*Objective*
Give back exactly the lines from the beginning of the listing below to the line holding "(0,0) rectangle (984,706);", both ends included; the pictures stay out.

* BEGIN Data *

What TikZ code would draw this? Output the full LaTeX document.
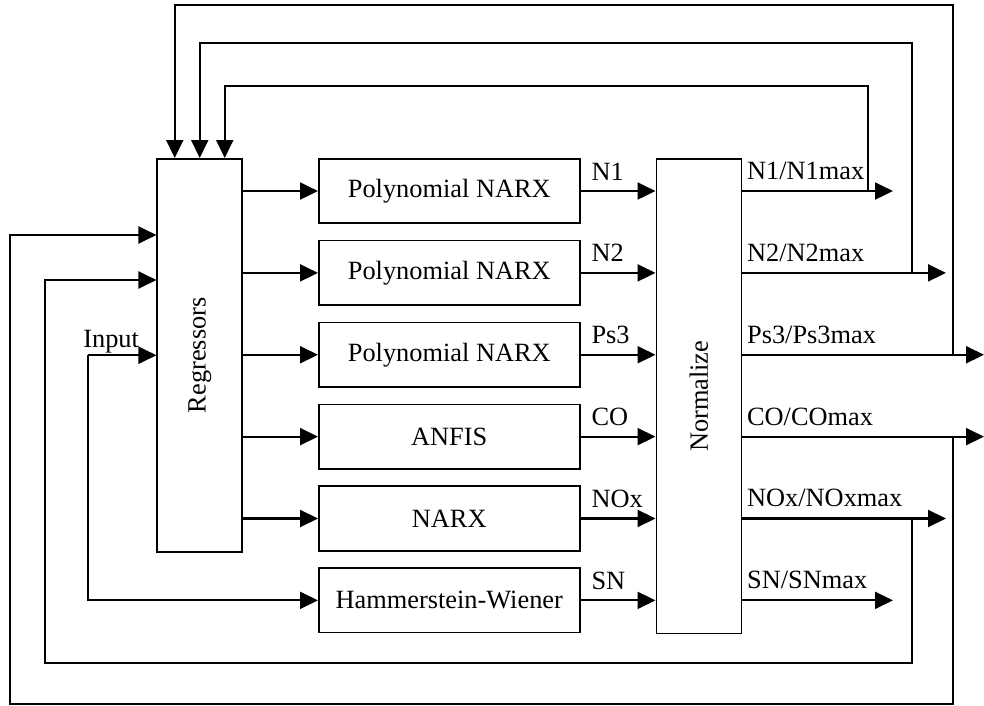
\documentclass[tikz,border=0pt]{standalone}
\usepackage{fontspec}
\setmainfont{Liberation Serif}
\usetikzlibrary{positioning,arrows.meta,calc}

\begin{document}
\begin{tikzpicture}[x=0.02cm, y=-0.02cm, >={Triangle[length=0.36cm, width=0.34cm]},
  every node/.style={font=\fontsize{15}{18}\selectfont, align=center},
  blk/.style={draw, line width=0.9pt, inner sep=0pt},
  sig/.style={->, line width=1.2pt},
  lbl/.style={anchor=base west, inner sep=0pt}]
  \def\bw{5.22cm}
  \def\bh{1.29cm}
  \def\gap{0.316cm}
  \useasboundingbox (0,0) rectangle (984,706);

  % model blocks
  \node[blk, minimum width=\bw, minimum height=\bh, anchor=north west] (m1) at (318,158) {Polynomial NARX};
  \node[blk, minimum width=\bw, minimum height=\bh, below=\gap of m1] (m2) {Polynomial NARX};
  \node[blk, minimum width=\bw, minimum height=\bh, below=\gap of m2] (m3) {Polynomial NARX};
  \node[blk, minimum width=\bw, minimum height=\bh, below=\gap of m3] (m4) {ANFIS};
  \node[blk, minimum width=\bw, minimum height=\bh, below=\gap of m4] (m5) {NARX};
  \node[blk, minimum width=\bw, minimum height=\bh, below=\gap of m5] (m6) {Hammerstein-Wiener};

  \node[blk, minimum width=1.7cm, minimum height=7.86cm,
    left=1.5cm of m1.north west, anchor=north east] (reg) {\rotatebox{90}{Regressors}};
  \node[blk, minimum width=1.7cm, minimum height=9.5cm,
    right=1.5cm of m1.north east, anchor=north west] (norm) {\rotatebox{90}{Normalize}};

  % helper coordinates for the feedback routes
  \coordinate (xa) at (868,0);
  \coordinate (xb) at (912,0);
  \coordinate (xc) at (953,0);
  \coordinate (xd) at (45,0);
  \coordinate (xe) at (10,0);
  \coordinate (xin) at (88,0);
  \coordinate (xs) at (893,0);
  \coordinate (xm) at (946,0);
  \coordinate (xl) at (984,0);
  \coordinate (ya) at (0,86);
  \coordinate (yb) at (0,43);
  \coordinate (yc) at (0,5);
  \coordinate (yd) at (0,663);
  \coordinate (ye) at (0,704);
  \coordinate (fa) at ($(reg.north)+(25,0)$);
  \coordinate (fc) at ($(reg.north)+(-25,0)$);
  \coordinate (ra) at ($(reg.north west)+(0,77)$);
  \coordinate (rb) at ($(reg.north west)+(0,122)$);

  \foreach \i in {1,...,5}
    \draw[sig] (reg.east |- m\i) -- (m\i.west);

  \foreach \i/\t in {1/N1, 2/N2, 3/Ps3, 4/CO, 5/NOx, 6/SN}
    \draw[sig] (m\i.east) -- (m\i -| norm.west)
      node[lbl, pos=0, xshift=0.2cm, yshift=0.22cm] (l\i) {\t};

  \foreach \i/\t/\e in {1/N1/xs, 2/N2/xm, 3/Ps3/xl, 4/CO/xl, 5/NOx/xm, 6/SN/xs}
    \draw[sig] (norm.east |- m\i) -- (m\i -| \e)
      node[lbl, pos=0, xshift=0.08cm, yshift=0.23cm] (o\i) {\t/\t{}max};

  % input
  \node[lbl] (inp) at ($(xin |- reg.west)+(-5,-8)$) {Input};
  \draw[sig] (xin |- reg.west) -- (reg.west);
  \draw[sig] (xin |- reg.west) |- (m6.west);

  % feedback
  \draw[sig] (m1 -| xa) |- (ya -| fa) -- (fa);
  \draw[sig] (m2 -| xb) |- (yb -| reg.north) -- (reg.north);
  \draw[sig] (m3 -| xc) |- (yc -| fc) -- (fc);
  \draw[sig] (m4 -| xc) |- (ye -| xe) |- (ra);
  \draw[sig] (m5 -| xb) |- (yd -| xd) |- (rb);
\end{tikzpicture}
\end{document}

* END Data *

*The result*
What TikZ code would draw this? Output the full LaTeX document.
\documentclass[tikz,border=0pt]{standalone}
\usepackage{fontspec}
\setmainfont{Liberation Serif}
\usetikzlibrary{positioning,arrows.meta,calc}

\begin{document}
\begin{tikzpicture}[x=0.02cm, y=-0.02cm, >={Triangle[length=0.36cm, width=0.34cm]},
  every node/.style={font=\fontsize{15}{18}\selectfont, align=center},
  blk/.style={draw, line width=0.9pt, inner sep=0pt},
  sig/.style={->, line width=1.2pt},
  lbl/.style={anchor=base west, inner sep=0pt}]
  \def\bw{5.22cm}
  \def\bh{1.29cm}
  \def\gap{0.316cm}
  \useasboundingbox (0,0) rectangle (984,706);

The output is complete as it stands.